Gotcha Covered Contracting

Is Adding a Second Layer of Shingles a Good Idea?

Regular roof maintenance is crucial because it helps to prevent chaos later—both in terms of financial issues and possible damage to your belongings. You need a well-maintained roof to keep your home moisture free, but occasionally, water will seep under the shingles, which can cause the wood sheathing below to rot.

When your roof is around 20 years old and the shingles are worn, it’s likely time to replace it. However, replacing roofing shingles can be an expensive and challenging undertaking, especially if you are doing it for the first time. Fortunately, there’s a fairly cheaper and easier option—having multiple layers of shingles. Follow Gotcha Covered Contracting as we take a closer look at this option.

This option is exactly what it sounds like: having a second layer of shingles on top of the old ones instead of stripping the roof completely and replacing it with new shingles. This solution does not violate most building codes, but you might be wondering if it’s a good idea.

The truth is that layering shingles has its upsides and downsides. Let’s explore the two sides so that you can make an informed decision about the right route to take for your home.

The Pros

  1. Convenience

One of the greatest advantages of installing a new roof over the old one is that it saves time. Additionally, the fact that you are not stripping the entire roof means that the job will not be as messy. The process of tearing off the old shingles can be labor-intensive as well.

  1. Cost-Effectiveness

Besides being time-saving, another great advantage of layering as opposed to completely replacing the roof with a new one is that this option saves money. You’ll also save some bucks on cleanup, dumpster rentals, and other disposal costs.

Now, let’s look at the positives of overlaying a shingle roof.

The Cons

  1. Hard to Detect Damage

If you choose to simply add a second layer of shingles over the older ones, you won’t be able to fully assess your roof’s sheathing. That means various flaws such as leaks, bad flashing, rotted wood, and algae growth may go undetected. If these problems are not addressed on time, they can lead to serious damage to your home that would cost you a fortune to fix.

  1. Excess Weight

The second layer of shingles basically means an additional roof on your house. This extra weight puts pressure on the roof decking, which can be risky in harsh weather, such as heavy rain.

To put things into perspective, a bundle of asphalt shingles weighs about 100 pounds. An ordinary 30-square roof would use about 90 of such bundles. So an extra layer of shingles translates to about 9,000 additional pounds of weight on your house.

  1. Reduced Roof Lifespan

Adding a second layer of shingles will make your roof hotter because heat gets trapped between the shingle layers. Increased temperatures can lead to premature aging of the shingles.

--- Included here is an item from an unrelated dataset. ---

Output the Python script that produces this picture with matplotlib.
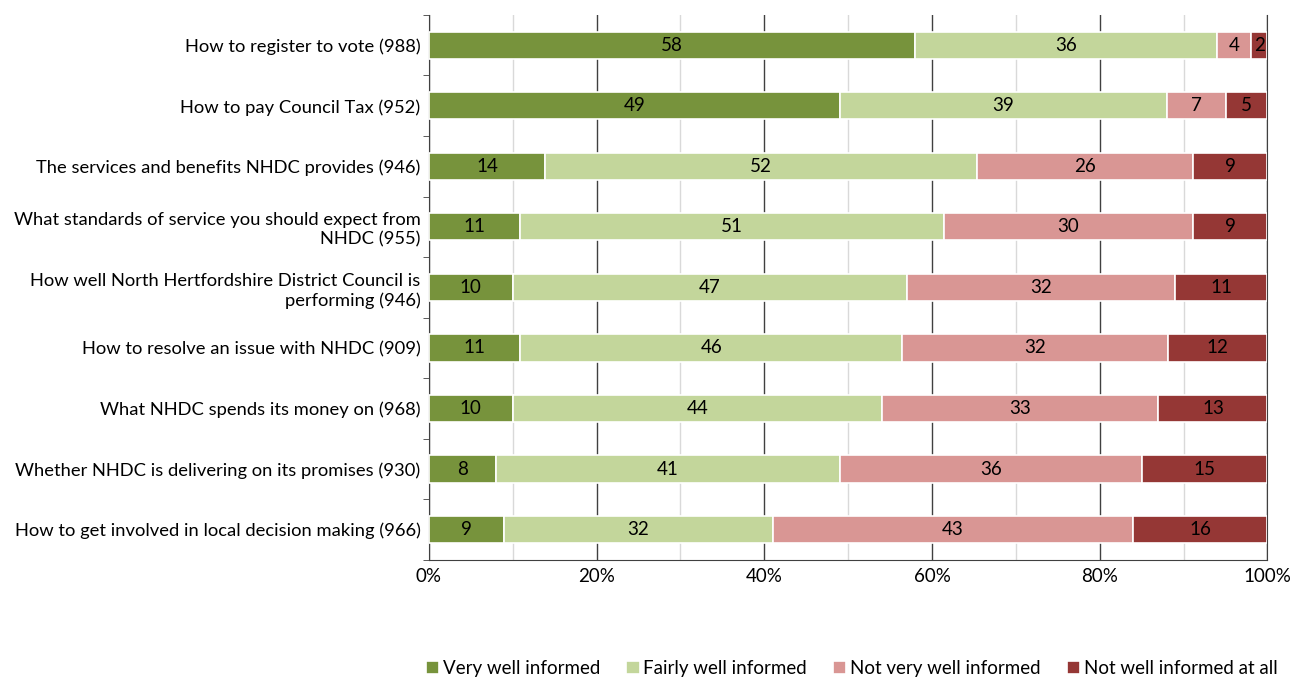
import numpy as np
import matplotlib.pyplot as plt

plt.rcParams['font.family'] = ['Lato', 'DejaVu Sans']

categories = [
    "How to register to vote (988)",
    "How to pay Council Tax (952)",
    "The services and benefits NHDC provides (946)",
    "What standards of service you should expect from\nNHDC (955)",
    "How well North Hertfordshire District Council is\nperforming (946)",
    "How to resolve an issue with NHDC (909)",
    "What NHDC spends its money on (968)",
    "Whether NHDC is delivering on its promises (930)",
    "How to get involved in local decision making (966)",
]
very_well = [58, 49, 14, 11, 10, 11, 10, 8, 9]
fairly_well = [36, 39, 52, 51, 47, 46, 44, 41, 32]
not_very = [4, 7, 26, 30, 32, 32, 33, 36, 43]
not_at_all = [2, 5, 9, 9, 11, 12, 13, 15, 16]

series = [very_well, fairly_well, not_very, not_at_all]
names = ["Very well informed", "Fairly well informed",
         "Not very well informed", "Not well informed at all"]
colors = ["#77933C", "#C3D69B", "#D99694", "#953735"]

data = np.array(series, dtype=float)
pct = data / data.sum(axis=0) * 100

fig = plt.figure(figsize=(12.92, 6.77), dpi=100)
ax = fig.add_axes([0.332, 0.173, 0.649, 0.805])

y = np.arange(len(categories))
left = np.zeros(len(categories))
for vals, p, name, c in zip(series, pct, names, colors):
    bars = ax.barh(y, p, left=left, height=0.45, color=c, edgecolor='white',
                   linewidth=1.2, label=name, zorder=3)
    ax.bar_label(bars, labels=[str(v) for v in vals], label_type='center',
                 fontsize=13.5, color='black')
    left += p

ax.set_xlim(0, 100)
ax.set_ylim(len(categories) - 0.5, -0.5)
ax.set_yticks(y)
ax.set_yticklabels(categories, fontsize=13.2, ha='right', linespacing=1.25)
ax.set_yticks(np.arange(len(categories) + 1) - 0.5, minor=True)
ax.tick_params(axis='y', which='major', length=0, pad=6)
ax.tick_params(axis='y', which='minor', length=4, color='#404040')

ax.set_xticks(np.arange(0, 101, 20))
ax.set_xticklabels([f"{v}%" for v in range(0, 101, 20)], fontsize=13.5)
ax.set_xticks(np.arange(10, 100, 20), minor=True)
ax.tick_params(axis='x', which='both', length=0, pad=6)
ax.grid(axis='x', which='major', color='#404040', linewidth=1, zorder=0)
ax.grid(axis='x', which='minor', color='#d9d9d9', linewidth=1, zorder=0)

ax.spines['top'].set_visible(False)
ax.spines['right'].set_color('#404040')
ax.spines['left'].set_color('#404040')
ax.spines['bottom'].set_color('#404040')

fig.legend(loc='lower right', bbox_to_anchor=(1.002, -0.025), ncol=4,
           fontsize=13.5, frameon=False, handlelength=0.7, handleheight=0.7,
           handletextpad=0.2, columnspacing=1.4)

fig.savefig('out.png', dpi=100)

  1. Compromised Aesthetics

Layering new shingles on top of old ones, which might be curved or damaged, can result in some visible imperfections on your roof. If you care a great deal about how your home looks, adding a second layer might not be the best option for you.

  1. Negative Inspection Reports

In the eyes of a home inspector, layered shingles could be an indication of underlying or potential problems. This would not be good news if you are trying to sell your house. You even risk shortening or voiding your shingle warranty. If you want to repair the roof before putting your home up for sale, it is advisable to consult a home inspector or roofing professional on the best roofing options for the sale process.

Wrapping Things Up

Adding a second layer of shingles has several more negative outcomes than positive ones. The only significant advantage is cost. Nonetheless, the savings may not even be worth it considering the fact that you’ll need to replace the roof at some point. When that time comes, you will spend more money than you saved on layering shingles.

While having multiple roof layers doesn’t go against building codes, it is a much safer bet to put new shingles on from the start. In the long run, doing so will likely save you a lot of stress, time, and money.